In the electric power distribution industry, there are many building models focusing on the thermal shell of a facility and the efficiencies of the installed equipment. These modeling approaches are based on a philosophy of heat gain and heat loss. These models require a great deal of effort to use and are more focused on overall energy usage than on energy demand. Modifying these building models for energy demand would be impractical for widespread use and would still require modification for behavior effects leading to diversities.
The owner of the invention is a large power company that supplies energy to approximately 4.2 million customers over a 120,000-square-mile service territory spanning several states. The power company includes four regulated retail electric utilities.

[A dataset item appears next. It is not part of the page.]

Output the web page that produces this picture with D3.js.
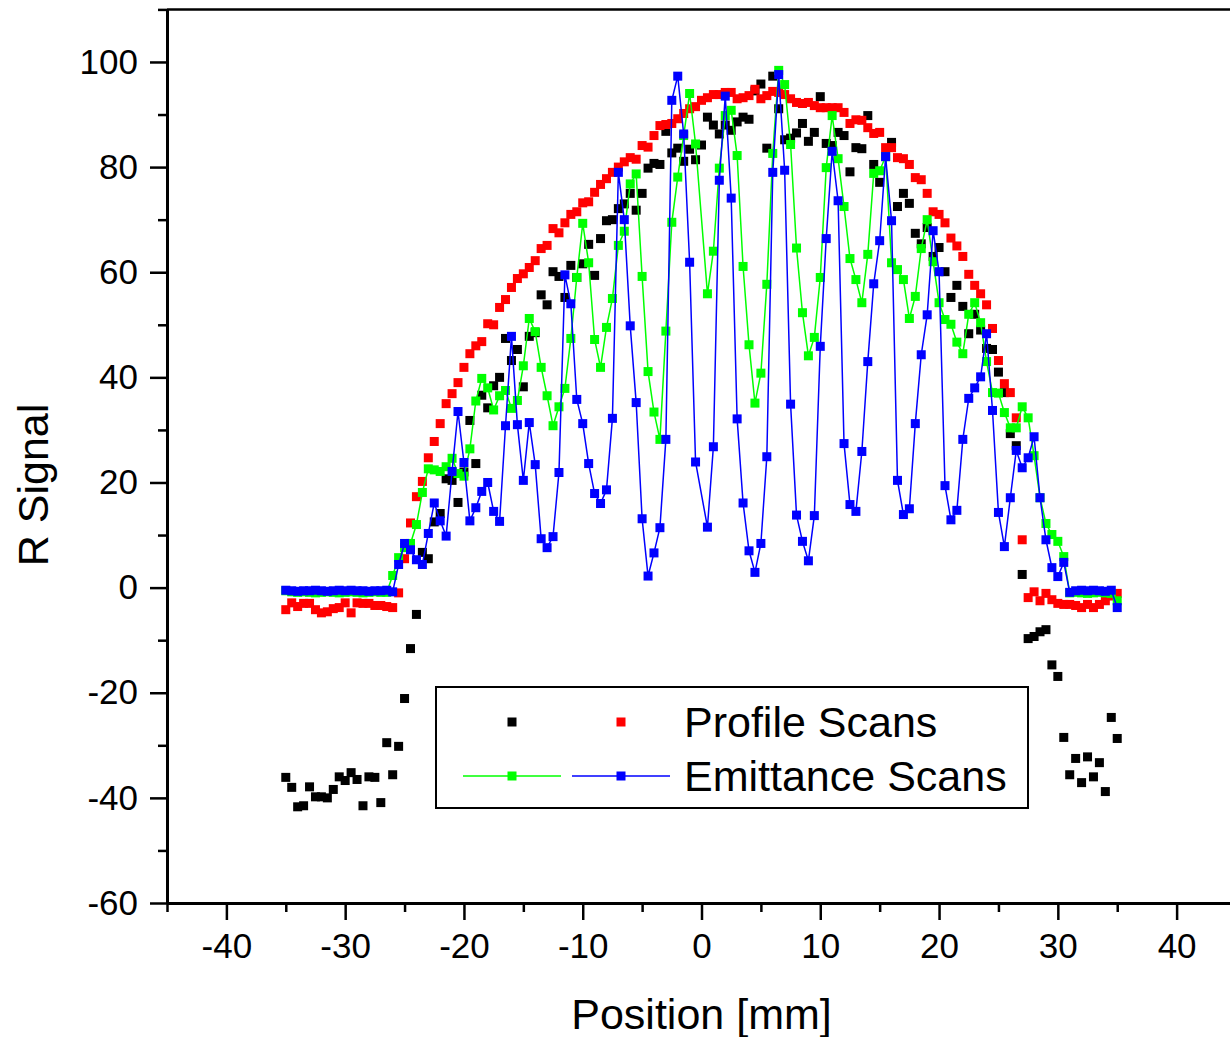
<!DOCTYPE html>
<html>
<head>
<meta charset="utf-8">
<script src="https://cdn.jsdelivr.net/npm/d3@7"></script>
<style>
  body { margin: 0; background: #fff; }
  svg { display: block; font-family: Arial, "Liberation Sans", sans-serif; }
</style>
</head>
<body>
<div id="chart"></div>
<script>
// scan positions in mm (0.5 mm steps)
var positions = [
  -35, -34.5, -34, -33.5, -33, -32.5, -32, -31.5, -31, -30.5,
  -30, -29.5, -29, -28.5, -28, -27.5, -27, -26.5, -26, -25.5,
  -25, -24.5, -24, -23.5, -23, -22.5, -22, -21.5, -21, -20.5,
  -20, -19.5, -19, -18.5, -18, -17.5, -17, -16.5, -16, -15.5,
  -15, -14.5, -14, -13.5, -13, -12.5, -12, -11.5, -11, -10.5,
  -10, -9.5, -9, -8.5, -8, -7.5, -7, -6.5, -6, -5.5,
  -5, -4.5, -4, -3.5, -3, -2.5, -2, -1.5, -1, -0.5,
  0, 0.5, 1, 1.5, 2, 2.5, 3, 3.5, 4, 4.5,
  5, 5.5, 6, 6.5, 7, 7.5, 8, 8.5, 9, 9.5,
  10, 10.5, 11, 11.5, 12, 12.5, 13, 13.5, 14, 14.5,
  15, 15.5, 16, 16.5, 17, 17.5, 18, 18.5, 19, 19.5,
  20, 20.5, 21, 21.5, 22, 22.5, 23, 23.5, 24, 24.5,
  25, 25.5, 26, 26.5, 27, 27.5, 28, 28.5, 29, 29.5,
  30, 30.5, 31, 31.5, 32, 32.5, 33, 33.5, 34, 34.5,
  35
];

// profile scans
var profileBlack = [
  -36.1, -38.0, -41.7, -41.5, -37.9, -39.8, -39.8, -40.0, -38.4, -36.0,
  -36.7, -35.2, -36.5, -41.5, -36.0, -36.1, -40.9, -29.5, -35.6, -30.2,
  -21.1, -11.6, -5.1, 6.7, 5.5, 12.5, 14.1, 20.7, 20.4, 16.2,
  22.0, 31.8, 23.6, 36.6, 34.2, 38.4, 40.0, 47.4, 43.2, 45.3,
  38.2, 47.8, 48.5, 55.7, 53.8, 60.1, 59.2, 55.2, 61.3, 59.0,
  61.6, 65.3, 59.4, 66.4, 69.8, 70.0, 72.1, 73.0, 75.0, 71.8,
  75.0, 79.8, 80.7, 80.5, 86.8, 82.7, 83.6, 81.1, 83.4, 81.4,
  84.2, 89.5, 88.0, 86.3, 88.0, 87.0, 88.6, 89.5, 89.1, 94.5,
  95.8, 83.6, 97.3, 91.1, 85.2, 85.5, 86.5, 88.3, 84.9, 86.6,
  93.4, 84.5, 84.1, 86.6, 86.0, 79.1, 83.7, 83.5, 89.8, 80.5,
  77.1, 82.0, 84.7, 72.5, 75.0, 73.1, 67.4, 65.4, 68.5, 63.0,
  64.7, 60.1, 55.2, 57.5, 53.5, 48.3, 52.0, 49.0, 45.5, 45.3,
  41.0, 37.1, 29.3, 27.0, 2.5, -9.7, -9.3, -8.4, -8.0, -14.7,
  -16.9, -28.5, -35.6, -32.5, -37.1, -32.2, -36.0, -33.3, -38.8, -24.7,
  -28.7
];

var profileRed = [
  -4.2, -2.9, -3.6, -3.0, -3.0, -4.2, -4.8, -4.6, -4.0, -3.8,
  -2.9, -4.8, -2.9, -3.0, -3.0, -3.4, -3.4, -3.6, -3.8, -1.0,
  5.5, 12.3, 17.3, 20.2, 24.7, 27.8, 31.2, 35.0, 36.9, 39.0,
  41.9, 44.5, 46.0, 46.8, 50.2, 50.0, 53.3, 54.8, 57.1, 58.8,
  59.7, 60.9, 62.2, 64.5, 65.1, 68.3, 67.5, 69.4, 71.0, 71.5,
  73.2, 73.4, 75.2, 76.7, 77.8, 79.0, 80.0, 81.0, 81.8, 81.5,
  84.1, 83.8, 86.0, 87.9, 88.1, 88.3, 89.2, 90.2, 91.1, 91.5,
  92.7, 93.2, 93.8, 93.8, 94.2, 94.2, 93.0, 93.2, 93.6, 94.8,
  93.0, 93.6, 94.4, 94.2, 93.8, 93.0, 92.3, 92.1, 92.3, 91.7,
  91.3, 91.3, 91.3, 91.3, 90.4, 88.3, 89.0, 88.9, 87.5, 86.4,
  86.6, 83.7, 83.7, 81.8, 81.6, 80.5, 78.0, 77.6, 75.0, 71.5,
  71.0, 69.4, 66.5, 65.0, 63.0, 59.6, 57.5, 55.9, 53.8, 49.3,
  43.2, 38.8, 37.1, 32.3, 9.1, -1.9, -0.8, -2.5, -1.1, -2.3,
  -3.0, -3.2, -3.2, -3.4, -3.8, -3.2, -3.8, -3.2, -2.5, -1.6,
  -1.1
];

// emittance scans (null = no reading at 0 mm)
var emittanceGreen = [
  -0.6, -0.8, -0.9, -0.8, -0.9, -1.0, -0.9, -0.8, -0.9, -1.0,
  -0.9, -0.8, -0.9, -1.0, -0.9, -0.8, -0.9, -0.9, 2.3, 5.7,
  7.6, 8.4, 12.0, 18.1, 22.6, 22.4, 22.1, 23.0, 24.6, 21.7,
  21.2, 26.4, 35.5, 39.8, 38.0, 33.8, 36.5, 37.5, 34.1, 35.6,
  42.2, 51.2, 48.7, 41.9, 36.5, 30.8, 34.4, 37.9, 47.4, 59.0,
  69.3, 61.8, 47.2, 41.9, 49.5, 55.0, 65.1, 67.8, 76.8, 78.7,
  59.2, 41.1, 33.4, 28.2, 48.8, 69.5, 78.1, 86.0, 94.0, 84.4,
  null, 55.9, 64.0, 79.8, 89.8, 90.8, 82.2, 61.1, 46.2, 35.1,
  40.8, 57.7, 82.6, 98.4, 95.7, 84.3, 64.6, 52.3, 44.1, 47.6,
  59.0, 79.9, 89.8, 81.6, 72.5, 62.6, 58.6, 54.2, 63.4, 78.8,
  79.3, 82.0, 61.8, 60.5, 58.6, 51.2, 55.4, 64.5, 70.0, 62.0,
  54.2, 51.0, 50.1, 46.7, 44.5, 52.0, 54.2, 50.4, 43.0, 37.1,
  37.0, 33.3, 30.4, 30.4, 34.4, 32.3, 25.1, 17.1, 12.2, 10.1,
  8.8, 5.9, -1.0, -0.9, -1.0, -1.1, -1.0, -0.9, -1.0, -1.1,
  -2.5
];

var emittanceBlue = [
  -0.5, -0.6, -0.7, -0.6, -0.6, -0.5, -0.6, -0.7, -0.6, -0.5,
  -0.6, -0.5, -0.6, -0.6, -0.7, -0.6, -0.6, -0.5, -0.8, 4.4,
  8.4, 7.2, 5.3, 4.4, 10.3, 16.1, 12.7, 9.8, 22.1, 33.5,
  23.8, 12.7, 15.2, 18.3, 20.0, 14.5, 12.6, 30.8, 47.8, 31.0,
  20.4, 31.4, 23.4, 9.3, 7.6, 9.7, 21.9, 59.5, 54.0, 35.8,
  31.2, 23.6, 17.9, 16.0, 18.6, 32.2, 79.0, 70.0, 49.8, 35.2,
  13.1, 2.2, 6.6, 11.4, 28.2, 92.7, 97.3, 86.3, 61.9, 23.9,
  null, 11.5, 26.8, 77.5, 93.5, 74.1, 32.1, 16.1, 7.0, 2.9,
  8.4, 24.9, 79.0, 97.6, 79.4, 34.9, 13.8, 8.8, 5.1, 13.7,
  45.9, 66.4, 83.0, 73.6, 27.4, 15.8, 14.5, 25.9, 43.0, 57.8,
  66.0, 82.0, 69.8, 20.4, 13.9, 15.0, 31.2, 44.3, 51.9, 67.9,
  60.1, 19.4, 12.9, 14.7, 28.2, 36.0, 38.0, 40.1, 48.3, 33.7,
  14.3, 7.8, 17.1, 26.1, 22.8, 24.7, 28.7, 17.1, 9.1, 3.8,
  2.1, 4.8, -0.9, -0.6, -0.5, -0.6, -0.5, -0.6, -0.7, -0.5,
  -3.8
];

var xTicks = [-40, -30, -20, -10, 0, 10, 20, 30, 40];
var xMinorTicks = [-45, -35, -25, -15, -5, 5, 15, 25, 35, 45];
var yTicks = [-60, -40, -20, 0, 20, 40, 60, 80, 100];
var yMinorTicks = [-50, -30, -10, 10, 30, 50, 70, 90, 110];

var legendLabels = ["Profile Scans", "Emittance Scans"];

// set the dimensions of the graph
var width = 1230,
    height = 1037;

var svg = d3.select("#chart")
  .append("svg")
    .attr("width", width)
    .attr("height", height);

// scales
var x = d3.scaleLinear()
  .domain([-45, 45])
  .range([167, 1236]);

var y = d3.scaleLinear()
  .domain([-60, 110])
  .range([903, 9.4]);

// build point lists from the arrays
function toPoints(values) {
  return positions.map(function(p, i) { return {x: p, v: values[i]}; })
    .filter(function(d) { return d.v !== null; });
}

var black = toPoints(profileBlack),
    red = toPoints(profileRed),
    green = toPoints(emittanceGreen),
    blue = toPoints(emittanceBlue);

var sq = 9;

function drawSquares(data, color) {
  svg.append("g")
    .selectAll("rect")
    .data(data)
    .enter()
    .append("rect")
      .attr("x", function(d) { return x(d.x) - sq / 2; })
      .attr("y", function(d) { return y(d.v) - sq / 2; })
      .attr("width", sq)
      .attr("height", sq)
      .style("fill", color);
}

var line = d3.line()
  .x(function(d) { return x(d.x); })
  .y(function(d) { return y(d.v); });

function drawLine(data, color) {
  svg.append("path")
    .datum(data)
    .attr("d", line)
    .attr("fill", "none")
    .attr("stroke", color)
    .attr("stroke-width", 1.5);
}

drawSquares(black, "#000000");
drawSquares(red, "#ff0000");
drawLine(green, "#00ff00");
drawSquares(green, "#00ff00");
drawLine(blue, "#0000ff");
drawSquares(blue, "#0000ff");

// plain hyphen for negative numbers, like the original plot
var plainFormat = function(d) { return String(d); };

// X axis (major + minor ticks)
svg.append("g")
  .attr("transform", "translate(0," + y(-60) + ")")
  .call(d3.axisBottom(x).tickValues(xTicks).tickSize(17).tickSizeOuter(0).tickPadding(13).tickFormat(plainFormat));
svg.append("g")
  .attr("transform", "translate(0," + y(-60) + ")")
  .call(d3.axisBottom(x).tickValues(xMinorTicks).tickSize(9).tickSizeOuter(0).tickFormat(""));

// Y axis (major + minor ticks)
svg.append("g")
  .attr("transform", "translate(" + x(-45) + ",0)")
  .call(d3.axisLeft(y).tickValues(yTicks).tickSize(17).tickSizeOuter(0).tickPadding(12).tickFormat(plainFormat));
svg.append("g")
  .attr("transform", "translate(" + x(-45) + ",0)")
  .call(d3.axisLeft(y).tickValues(yMinorTicks).tickSize(9).tickSizeOuter(0).tickFormat(""));

svg.selectAll(".tick text")
  .style("font-size", "35px")
  .style("font-family", "Arial, 'Liberation Sans', sans-serif")
  .style("fill", "#000");

svg.selectAll(".domain")
  .attr("stroke", "#000")
  .attr("stroke-width", 3);
svg.selectAll(".tick line")
  .attr("stroke", "#000")
  .attr("stroke-width", 2.5);

// top frame line
svg.append("line")
  .attr("x1", x(-45))
  .attr("x2", x(45))
  .attr("y1", y(110))
  .attr("y2", y(110))
  .attr("stroke", "#000")
  .attr("stroke-width", 2.5);

// axis titles
svg.append("text")
  .attr("x", x(0))
  .attr("y", 1029)
  .attr("text-anchor", "middle")
  .style("font-size", "43px")
  .text("Position [mm]");

svg.append("text")
  .attr("transform", "translate(48,485) rotate(-90)")
  .attr("text-anchor", "middle")
  .style("font-size", "43px")
  .text("R Signal");

// legend
var legend = svg.append("g");
legend.append("rect")
  .attr("x", 436)
  .attr("y", 687)
  .attr("width", 592)
  .attr("height", 121)
  .attr("fill", "#fff")
  .attr("stroke", "#000")
  .attr("stroke-width", 2);

var legendRows = [
  {label: legendLabels[0], y: 722, items: [{c: "#000000", cx: 512, line: false}, {c: "#ff0000", cx: 621, line: false}]},
  {label: legendLabels[1], y: 776, items: [{c: "#00ff00", cx: 512, line: true}, {c: "#0000ff", cx: 621, line: true}]}
];

legendRows.forEach(function(row) {
  row.items.forEach(function(it) {
    if (it.line) {
      legend.append("line")
        .attr("x1", it.cx - 49)
        .attr("x2", it.cx + 49)
        .attr("y1", row.y)
        .attr("y2", row.y)
        .attr("stroke", it.c)
        .attr("stroke-width", 1.5);
    }
    legend.append("rect")
      .attr("x", it.cx - sq / 2)
      .attr("y", row.y - sq / 2)
      .attr("width", sq)
      .attr("height", sq)
      .style("fill", it.c);
  });
  legend.append("text")
    .attr("x", 684)
    .attr("y", row.y + 15)
    .style("font-size", "43px")
    .text(row.label);
});
</script>
</body>
</html>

Annually, the power company purchases approximately 70,000 distribution transformers.
When comparing the Kilovolt-Amp (kVA) demand loading on an electric power company's substations with the actual connected transformer nameplate kVA, it was found that, on average, the distribution transformers were not being heavily loaded. This finding was supported by historical evidence that a very small number of transformers fail due to overloads. Utilities could realize significant savings with an improved transformer size selection process for new facilities. Utilities could save in investment and operations by more closely sizing transformers to actual load, while still operating within acceptable risk and safety limits.

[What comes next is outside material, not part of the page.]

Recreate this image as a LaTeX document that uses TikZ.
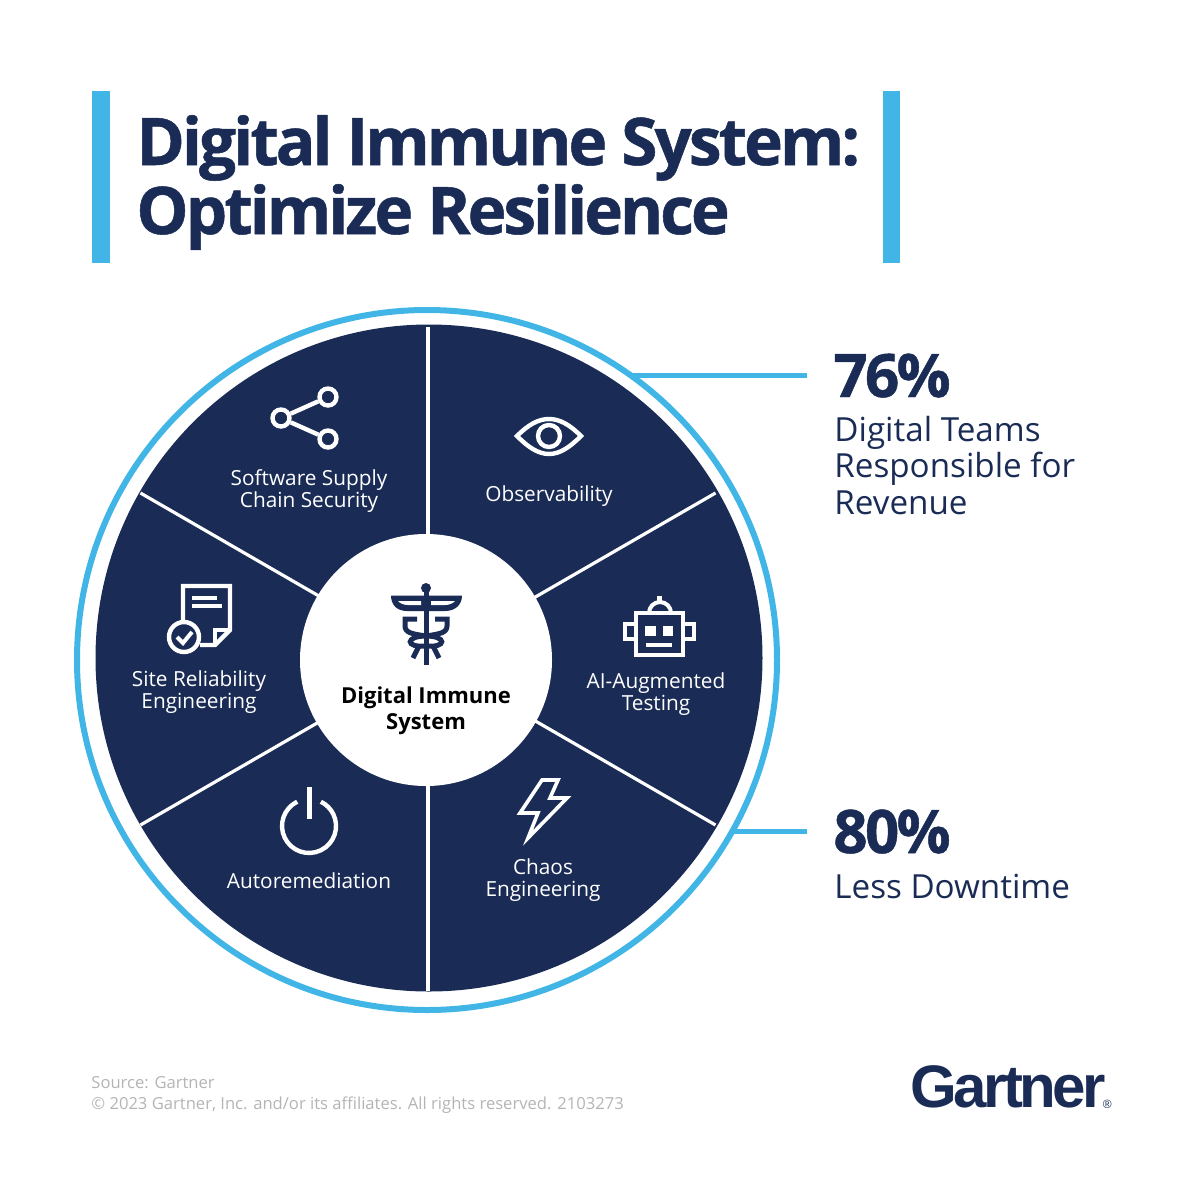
\documentclass[tikz,border=0pt]{standalone}
\usepackage{fontspec}
\setmainfont{Open Sans}
\newfontfamily\logofont{Liberation Sans}[LetterSpace=-6]
\usetikzlibrary{positioning,calc}
\definecolor{navy}{HTML}{1A2C56}
\definecolor{sky}{HTML}{41B6E6}
\definecolor{srcgrey}{HTML}{B4B4B4}
\newcommand{\heavy}{\bfseries\addfontfeature{LetterSpace=-4.5,FakeBold=0.8}}
\tikzstyle{every node}=[inner sep=0pt]
\tikzstyle{seglabel}=[text=white,align=center,font=\fontsize{10.4}{11}\selectfont]
\tikzstyle{icon}=[draw=white,line width=2.2pt,fill=none]
\tikzstyle{stat}=[text=navy,anchor=base west,font=\fontsize{30}{30}\selectfont\heavy]
\tikzstyle{statnote}=[text=navy,anchor=base west,align=left,font=\fontsize{16.6}{18.25}\selectfont]
\tikzstyle{snake}=[draw=navy,line width=2.5pt,fill=none]
\begin{document}
\begin{tikzpicture}[x=0.5pt,y=-0.5pt]
  \useasboundingbox (0,0) rectangle (1200,1200);
  \fill[sky] (92,91) rectangle (110,263);
  \fill[sky] (883,91) rectangle (900,263);
  \node[anchor=base west,text=navy,align=left,font=\fontsize{32.8}{34.5}\selectfont\heavy] (title) at (136,234) {Digital Immune System:\\Optimize Resilience};
  \coordinate (c) at (428,659);
  \node[circle,draw=sky,line width=3pt,minimum size=350pt] (ring) at (427,660) {};
  \node[circle,fill=navy,minimum size=333.5pt] (disc) at (429,658) {};
  \foreach \a in {90,30,-30,-90,-150,150} {
    \coordinate (s\a) at ($(c)+(\a:332)$);
    \draw[white,line width=1.6pt] (c) -- (s\a);
  }
  \node[circle,fill=white,minimum size=126pt] (hub) at (426,660) {};
  % callouts
  \coordinate (r76) at (632,375);
  \coordinate (r80) at (733,831);
  \coordinate (a76) at (807,375);
  \coordinate (a80) at (807,831);
  \draw[sky,line width=2.5pt] (r76) -- (a76);
  \draw[sky,line width=2.5pt] (r80) -- (a80);
  \node[stat] (p76) at (833,397) {76\%};
  \node[statnote] (t76) at (834,514) {Digital Teams\\Responsible for\\Revenue};
  \node[stat] (p80) at (833,853) {80\%};
  \node[statnote] (t80) at (834,898) {Less Downtime};
  % segment labels
  \node[seglabel] (supply) at (309,491) {Software Supply\\Chain Security};
  \node[seglabel] (observ) at (549,496) {Observability};
  \node[seglabel] (aitest) at (656,694) {AI-Augmented\\Testing};
  \node[seglabel] (chaos) at (543,880) {Chaos\\Engineering};
  \node[seglabel] (auto) at (309,881) {Autoremediation};
  \node[seglabel] (site) at (199,692) {Site Reliability\\Engineering};
  \node[align=center,text=black,font=\fontsize{11}{13.2}\selectfont\bfseries] (centre) at (426,711) {Digital Immune\\System};
  % share
  \node[circle,icon,minimum size=8.5pt] (n1) at (328,397) {};
  \node[circle,icon,minimum size=8.5pt] (n2) at (281,418) {};
  \node[circle,icon,minimum size=8.5pt] (n3) at (328,439) {};
  \draw[icon] (n2) -- (n1);
  \draw[icon] (n2) -- (n3);
  % eye
  \draw[icon] (517,436) .. controls (528,425) and (538,419) .. (549,419) .. controls (560,419) and (570,425) .. (581,436) .. controls (570,447) and (560,454) .. (549,454) .. controls (538,454) and (528,447) .. cycle;
  \node[circle,icon,minimum size=11pt] (pupil) at (549,436) {};
  % robot
  \draw[icon] (636,613) rectangle (683,655);
  \draw[icon] (636,624) -- (625,624) -- (625,639) -- (636,639);
  \draw[icon] (683,624) -- (694,624) -- (694,639) -- (683,639);
  \fill[white] (645,626) rectangle (656,636);
  \fill[white] (663,626) rectangle (673,636);
  \fill[white] (646,643) rectangle (672,647);
  \draw[icon,line width=2pt] (649,613) arc[start angle=180,end angle=0,radius=5.5pt];
  \fill[white] (656.5,596) rectangle (661.5,604);
  % bolt
  \draw[icon,line width=1.8pt,line join=miter] (542,780) -- (558,780) -- (550,798) -- (567,798) -- (528,838) -- (538,813) -- (520,813) -- cycle;
  % power
  \draw[icon] (297.2,801.7) arc[start angle=116,end angle=424,radius=13.5pt];
  \draw[icon,line width=2.5pt] (309,787) -- (309,819);
  % document
  \draw[icon,line join=miter] (183,620) -- (183,586) -- (230,586) -- (230,630) -- (215,645) -- (200,645);
  \draw[icon,line join=miter] (230,630) -- (215,630) -- (215,645);
  \draw[icon] (192,598) -- (217,598);
  \draw[icon] (192,606) -- (222,606);
  \node[circle,icon,minimum size=15pt] (badge) at (184,637) {};
  \draw[icon,line width=2pt] (177,637) -- (183,643) -- (192,632);
  % caduceus
  \fill[navy] (391,595.5) -- (462,595.5) .. controls (462,605) and (455,611) .. (445,611) -- (407,611) .. controls (397,611) and (391,605) .. cycle;
  \fill[white] (398,601) -- (421,601) -- (421,605) -- (408,605) .. controls (403,605) and (400,603) .. cycle;
  \fill[white] (455,601) -- (431,601) -- (431,605) -- (445,605) .. controls (450,605) and (453,603) .. cycle;
  \draw[navy,line width=2.5pt] (426,588) -- (426,665);
  \fill[navy] (426,588) circle (2.5pt);
  \draw[snake] (417,619) -- (405,619) -- (405,626) .. controls (405,633) and (413,634) .. (426,636) .. controls (439,634) and (447,633) .. (447,626) -- (447,619) -- (435,619);
  \draw[snake] (426,636) .. controls (405,636) and (405,648) .. (426,646) .. controls (447,648) and (447,636) .. (426,636);
  \draw[snake] (419,646) -- (413,658);
  \draw[snake] (433,646) -- (439,658);
  % footer
  \node[anchor=base west,text=srcgrey,align=left,font=\fontsize{8.3}{10.5}\selectfont] (source) at (91,1109) {Source: Gartner\\\textcopyright{} 2023 Gartner, Inc. and/or its affiliates. All rights reserved. 2103273};
  \node[anchor=base west,text=navy,font=\fontsize{30}{30}\selectfont\logofont\bfseries] (logo) at (910,1107) {Gartner};
  \node[anchor=base east,text=navy,font=\fontsize{6}{6}\selectfont\logofont] (reg) at (1112,1108) {\textregistered};
\end{tikzpicture}
\end{document}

At the heart of this transformer size selection problem is a basic business issue of how to allocate an investment in distribution transformers based on balancing risk, value, and performance in an uncertain environment. Before a building to be served is built, and the actual load metered, the transformer size and design must be selected. To minimize risk and investment costs, each step of the process needed to be investigated and improved. The first and most crucial step in correctly sizing a transformer is to estimate the customer's future energy demand (kVA or watts). This includes the initial gathering of information and then applying the information to forecast the demand.